[PSYCH ROCK] You'd never know Viva Voce had such a tumultuous recent history—the duo of Kevin and Anita Robinson has had side projects, full-band experiments and label switches since 2009—from listening to its albums. All five of the group's proper full-length records were recorded and produced by (and primarily for) Viva Voce itself, and while 2009 release Rose City was somewhat of a stylistic departure for the duo, its back-to-basics sound seemed more a sanity-saving detour than any permanent change in direction.
Indeed, it takes about a minute of listening to The Future Will Destroy You to notice the band is back to its grueling, time-intensive studio regimen (Kevin lost over 30 pounds while working on the new disc). Opener "Plastic Radio" sounds a bit like the Clash and '80s-era Leonard Cohen, but Anita's howling guitar lines are absolute '70s stadium-rock gold à la Gary Glitter. Though the album was recorded in Kevin and Anita's house, it sounds like a big-budget release from the get-go.

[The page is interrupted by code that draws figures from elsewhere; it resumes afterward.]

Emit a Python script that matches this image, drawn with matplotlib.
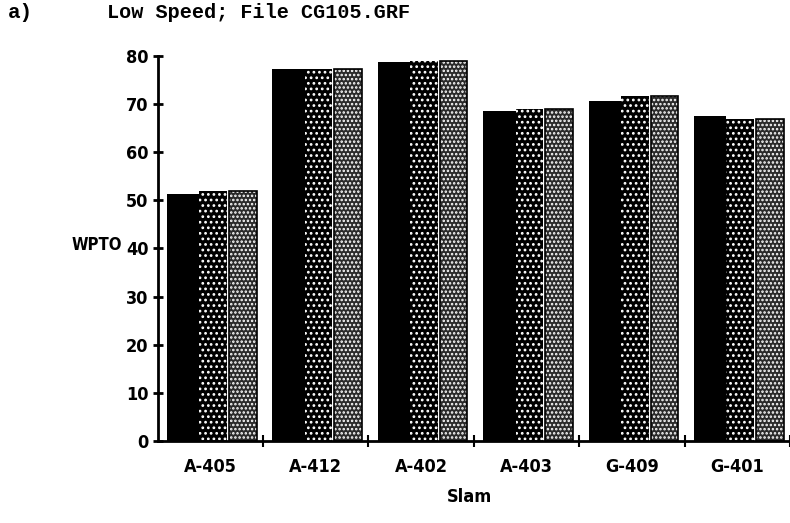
import matplotlib
matplotlib.use("Agg")
import matplotlib.pyplot as plt
import numpy as np

categories = ["A-405", "A-412", "A-402", "A-403", "G-409", "G-401"]
series_black = [51.2, 77.3, 78.6, 68.6, 70.5, 67.5]
series_stipple = [52.0, 77.3, 79.0, 68.9, 71.6, 66.8]
series_light = [52.0, 77.3, 79.0, 68.9, 71.6, 66.8]
yticks = [0, 10, 20, 30, 40, 50, 60, 70, 80]

plt.rcParams['hatch.linewidth'] = 1.2

fig = plt.figure(figsize=(7.9, 5.23), dpi=100)
ax = fig.add_axes([157.5/790, 1 - 441/523, (790 - 157.5)/790, (441 - 55.7)/523])

x = np.arange(len(categories))
bw_black = 33/107
bw_other = 28/107
off_black = 9.5/107
off_stip = 42.5/107
off_light = 72.5/107

ax.bar(x + off_black, series_black, width=bw_black, align='edge',
       color='black', edgecolor='black', linewidth=0)
ax.bar(x + off_stip, series_stipple, width=bw_other, align='edge',
       facecolor='black', edgecolor='white', hatch='...', linewidth=0)
ax.bar(x + off_light, series_light, width=bw_other, align='edge',
       facecolor='#2a2a2a', edgecolor='white', hatch='....', linewidth=0)
ax.bar(x + off_light, series_light, width=bw_other, align='edge',
       fill=False, edgecolor='black', linewidth=1.2)

ax.set_xlim(0, (790 - 157.5)/107)
ax.set_ylim(0, 80)

for s in ['top', 'right']:
    ax.spines[s].set_visible(False)
ax.spines['left'].set_linewidth(2)
ax.spines['bottom'].set_linewidth(2)

lab_font = dict(family=['DejaVu Sans'], weight='bold', size=13, stretch='condensed')

ax.set_yticks(yticks)
ax.set_yticklabels([str(v) for v in yticks], **lab_font)
ax.tick_params(axis='y', direction='inout', length=7, width=2, pad=3)

ax.set_xticks(np.arange(1, 7))
ax.set_xticklabels([])
ax.tick_params(axis='x', direction='inout', length=8, width=1.5)
for i, c in enumerate(categories):
    ax.text(i + 0.5, -0.045, c, transform=ax.get_xaxis_transform(),
            ha='center', va='top', **lab_font)

fig.text(122/790, 1 - 245/523, "WPTO", ha='right', va='center',
         family=['DejaVu Sans'], weight='bold', size=12, stretch='condensed')
fig.text(470/790, 1 - 497/523, "Slam", ha='center', va='center', **lab_font)

fig.text(8/790, 1 - 13/523, "a)", ha='left', va='center',
         family=['Liberation Mono', 'DejaVu Sans Mono'], weight='bold', size=15)
fig.text(107/790, 1 - 13/523, "Low Speed; File CG105.GRF", ha='left', va='center',
         family=['Liberation Mono', 'DejaVu Sans Mono'], weight='bold', size=14.5)

fig.savefig("out.png", dpi=100)
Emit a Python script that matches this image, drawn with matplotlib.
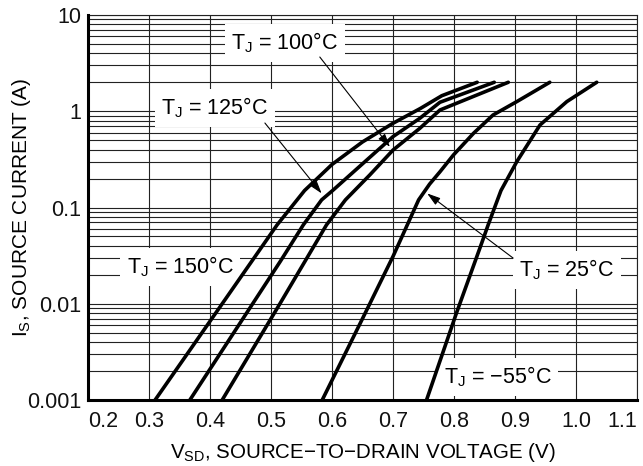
import matplotlib
matplotlib.use("Agg")
import matplotlib.pyplot as plt
from matplotlib.ticker import FixedLocator, NullFormatter, LogLocator

plt.rcParams['font.family'] = ['Liberation Sans', 'DejaVu Sans']
plt.rcParams['mathtext.fontset'] = 'custom'
plt.rcParams['mathtext.rm'] = 'Liberation Sans'
plt.rcParams['mathtext.it'] = 'Liberation Sans'

# ---- data ----
v_150 = [0.31, 0.42, 0.51, 0.555, 0.60, 0.65, 0.70, 0.745, 0.78, 0.838]
i_150 = [0.001, 0.01, 0.066, 0.15, 0.28, 0.48, 0.75, 1.07, 1.45, 2.0]

v_125 = [0.367, 0.515, 0.553, 0.583, 0.602, 0.651, 0.700, 0.744, 0.777, 0.866]
i_125 = [0.001, 0.0274, 0.066, 0.12, 0.152, 0.288, 0.545, 0.845, 1.24, 2.0]

v_100 = [0.42, 0.515, 0.591, 0.622, 0.662, 0.700, 0.744, 0.777, 0.889]
i_100 = [0.001, 0.0101, 0.066, 0.12, 0.218, 0.395, 0.665, 1.03, 2.0]

v_25 = [0.584, 0.649, 0.700, 0.742, 0.760, 0.777, 0.799, 0.832, 0.864, 0.903, 0.957]
i_25 = [0.001, 0.0068, 0.031, 0.12, 0.175, 0.235, 0.351, 0.59, 0.914, 1.26, 2.0]

v_m55 = [0.755, 0.804, 0.845, 0.856, 0.877, 0.903, 0.941, 0.985, 1.034]
i_m55 = [0.001, 0.008, 0.042, 0.066, 0.15, 0.30, 0.72, 1.26, 2.0]

x_ticks = [0.2, 0.3, 0.4, 0.5, 0.6, 0.7, 0.8, 0.9, 1.0, 1.1]
x_tick_labels = ['0.2', '0.3', '0.4', '0.5', '0.6', '0.7', '0.8', '0.9', '1.0', '1.1']
y_ticks = [0.001, 0.01, 0.1, 1, 10]
y_tick_labels = ['0.001', '0.01', '0.1', '1', '10']

labels = [r'T$_\mathregular{J}$ = 100°C', r'T$_\mathregular{J}$ = 125°C',
          r'T$_\mathregular{J}$ = 150°C', r'T$_\mathregular{J}$ = 25°C',
          r'T$_\mathregular{J}$ = −55°C']

fig = plt.figure(figsize=(6.43, 4.66), dpi=100)
ax = fig.add_axes([88/643, 66/466, (637-88)/643, (400-15)/466])

ax.set_yscale('log')
ax.set_xlim(0.2, 1.1)
ax.set_ylim(0.001, 10)

gcol = '#222222'
glw = 0.8
ax.xaxis.set_major_locator(FixedLocator(x_ticks))
ax.set_xticklabels(x_tick_labels)
ax.yaxis.set_major_locator(FixedLocator(y_ticks))
ax.set_yticklabels(y_tick_labels)
ax.yaxis.set_minor_locator(LogLocator(base=10, subs=range(2, 10), numticks=20))
ax.yaxis.set_minor_formatter(NullFormatter())
ax.grid(True, which='major', axis='both', color=gcol, lw=glw)
ax.grid(True, which='minor', axis='y', color=gcol, lw=glw)
ax.set_axisbelow(True)
ax.tick_params(axis='both', which='both', length=0, labelsize=15.5, colors='#111111')
ax.tick_params(axis='x', pad=8)
ax.tick_params(axis='y', pad=5)
xl = ax.get_xticklabels()
xl[0].set_horizontalalignment('left')
xl[-1].set_horizontalalignment('right')

for s in ['left', 'bottom']:
    ax.spines[s].set_linewidth(2.2)
    ax.spines[s].set_color('black')
    ax.spines[s].set_zorder(7)
for s in ['top', 'right']:
    ax.spines[s].set_linewidth(glw)
    ax.spines[s].set_color(gcol)

for v, i in [(v_150, i_150), (v_125, i_125), (v_100, i_100), (v_25, i_25), (v_m55, i_m55)]:
    ax.plot(v, i, color='black', lw=2.6, solid_capstyle='round', solid_joinstyle='round',
            zorder=5.5, clip_on=False)

bbox = dict(boxstyle='square,pad=0.3', fc='white', ec='none')
fs = 15.5
ax.text(0.523, 5.12, labels[0], fontsize=fs, ha='center', va='center', bbox=bbox, zorder=5)
ax.text(0.408, 1.08, labels[1], fontsize=fs, ha='center', va='center', bbox=bbox, zorder=5)
ax.text(0.351, 0.0241, labels[2], fontsize=fs, ha='center', va='center', bbox=bbox, zorder=5)
ax.text(0.985, 0.0224, labels[3], fontsize=fs, ha='center', va='center', bbox=bbox, zorder=5)
ax.text(0.872, 0.00173, labels[4], fontsize=fs, ha='center', va='center', bbox=bbox, zorder=5)

ap = dict(arrowstyle='-|>,head_length=0.8,head_width=0.25', color='black', lw=0.8,
          shrinkA=0, shrinkB=0)
ax.annotate('', xy=(0.695, 0.426), xytext=(0.580, 3.66), arrowprops=ap, zorder=6)
ax.annotate('', xy=(0.583, 0.14), xytext=(0.490, 0.755), arrowprops=ap, zorder=6)
ax.annotate('', xy=(0.756, 0.14), xytext=(0.897, 0.0298), arrowprops=ap, zorder=6)

ax.set_xlabel(r'V$_\mathregular{SD}$, SOURCE−TO−DRAIN VOLTAGE (V)', fontsize=14.8)
ax.set_ylabel(r'I$_\mathregular{S}$, SOURCE CURRENT (A)', fontsize=15.0)
ax.xaxis.set_label_coords(0.5, (400 - 441) / 385)
ax.yaxis.set_label_coords((33 - 88) / 549, 0.5)

fig.savefig('out.png', dpi=100)
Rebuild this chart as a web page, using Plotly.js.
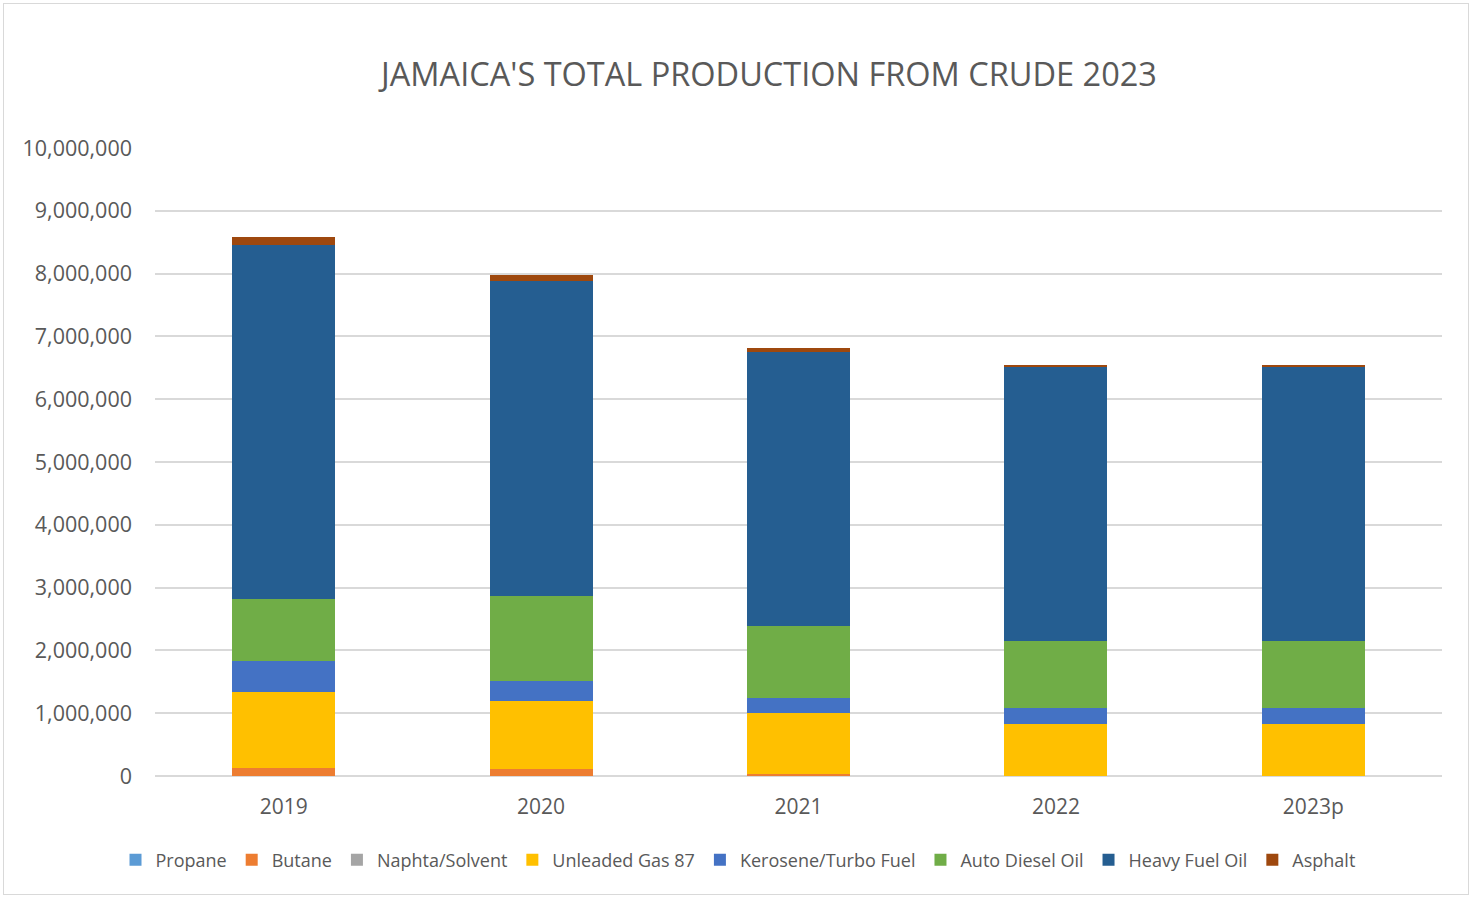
<!DOCTYPE html>
<html>
<head>
<meta charset="utf-8">
<script src="https://cdn.plot.ly/plotly-3.0.1.min.js"></script>
<style>
  html, body { margin: 0; padding: 0; background: #fff; }
  #wrap { position: relative; width: 1473px; height: 898px; }
  #chart { width: 1473px; height: 898px; }
  #frame { position: absolute; left: 3px; top: 3px; width: 1466px; height: 892px; border: 1px solid #d9d9d9; box-sizing: border-box; pointer-events: none; }
</style>
</head>
<body>
<div id="wrap">
  <div id="chart"></div>
  <div id="frame"></div>
</div>
<script>
const years = ["2019", "2020", "2021", "2022", "2023p"];

const propane   = [0, 0, 0, 0, 0];
const butane    = [120000, 104000, 35000, 8000, 8000];
const naphta    = [0, 0, 0, 0, 0];
const unleaded  = [1225000, 1098000, 965000, 823000, 823000];
const kerosene  = [490000, 303000, 245000, 249000, 249000];
const diesel    = [976000, 1369000, 1140000, 1062000, 1062000];
const heavyFuel = [5650000, 5016000, 4363000, 4363000, 4363000];
const asphalt   = [123000, 85000, 64000, 43000, 43000];

const seriesNames  = ["Propane", "Butane", "Naphta/Solvent", "Unleaded Gas 87", "Kerosene/Turbo Fuel", "Auto Diesel Oil", "Heavy Fuel Oil", "Asphalt"];
const seriesValues = [propane, butane, naphta, unleaded, kerosene, diesel, heavyFuel, asphalt];
const seriesColors = ["#5b9bd5", "#ed7d31", "#a5a5a5", "#ffc000", "#4472c4", "#70ad47", "#255e91", "#9e480e"];

const traces = seriesNames.map((name, i) => ({
  type: "bar",
  name: name,
  x: years,
  y: seriesValues[i],
  marker: { color: seriesColors[i], line: { width: 0 } },
  hovertemplate: "%{x}<br>" + name + ": %{y:,}<extra></extra>"
}));

const font = "'Open Sans', 'Noto Sans', sans-serif";

const layout = {
  width: 1473,
  height: 898,
  barmode: "stack",
  bargap: 0.6,
  paper_bgcolor: "#ffffff",
  plot_bgcolor: "#ffffff",
  margin: { l: 155, r: 31, t: 148, b: 122, pad: 0 },
  title: {
    text: "JAMAICA'S TOTAL PRODUCTION FROM CRUDE 2023",
    font: { family: font, size: 32.5, color: "#595959" },
    x: 769 / 1473, xanchor: "center",
    y: 1 - 75 / 898, yanchor: "middle"
  },
  xaxis: {
    type: "category",
    tickfont: { family: font, size: 21, color: "#595959" },
    showgrid: false,
    showline: false,
    ticks: "",
    ticklabelstandoff: 16
  },
  yaxis: {
    range: [0, 10000000],
    autorange: false,
    dtick: 1000000,
    tick0: 0,
    tickformat: ",d",
    tickfont: { family: font, size: 21.5, color: "#595959" },
    gridcolor: "#d9d9d9",
    gridwidth: 2,
    zeroline: true,
    zerolinecolor: "#d9d9d9",
    zerolinewidth: 2,
    showline: false,
    ticks: "",
    ticklabelstandoff: 22
  },
  legend: {
    orientation: "h",
    x: 0.453, xanchor: "center",
    y: -(860 - 776) / 628, yanchor: "middle",
    font: { family: font, size: 18, color: "#595959" },
    traceorder: "normal",
    itemwidth: 30,
    itemclick: false
  },
  showlegend: true
};

Plotly.newPlot("chart", traces, layout, { displayModeBar: false });
</script>
</body>
</html>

"Analog Woodland Song" is the only remnant here of Rose City's breezy sound, though the gallop of "Diamond Mine" and the drum-machine-driven "We Don't Care" both hint at an uptick in hip-hop being played in the Robinson household as of late. Most of all, The Future sounds like a Viva Voce record—which is to say it's another expertly crafted psych-rock disc, the finer details of which only fellow musicians will truly appreciate. "Black Mood Ring" is a flashy slice of shoegazing Southern rock with a gorgeous space-surf breakdown—every moment of the song feels stacked impossibly high with woozy overdubs; "A Viking Love Song" delves even deeper into smoky, Middle East-vibe tripper-rock soundscaping. The band's marriage of sugary pop harmonies and heady instrumental/studio mastery isn't for everyone, but for the predisposed, this stellar new record proves that now's as good a time as any to jump on the bandwagon.
SEE IT: Viva Voce releases The Future Will Destroy You at Music Millennium on Tuesday, June 21, at 6 pm. Free. All ages.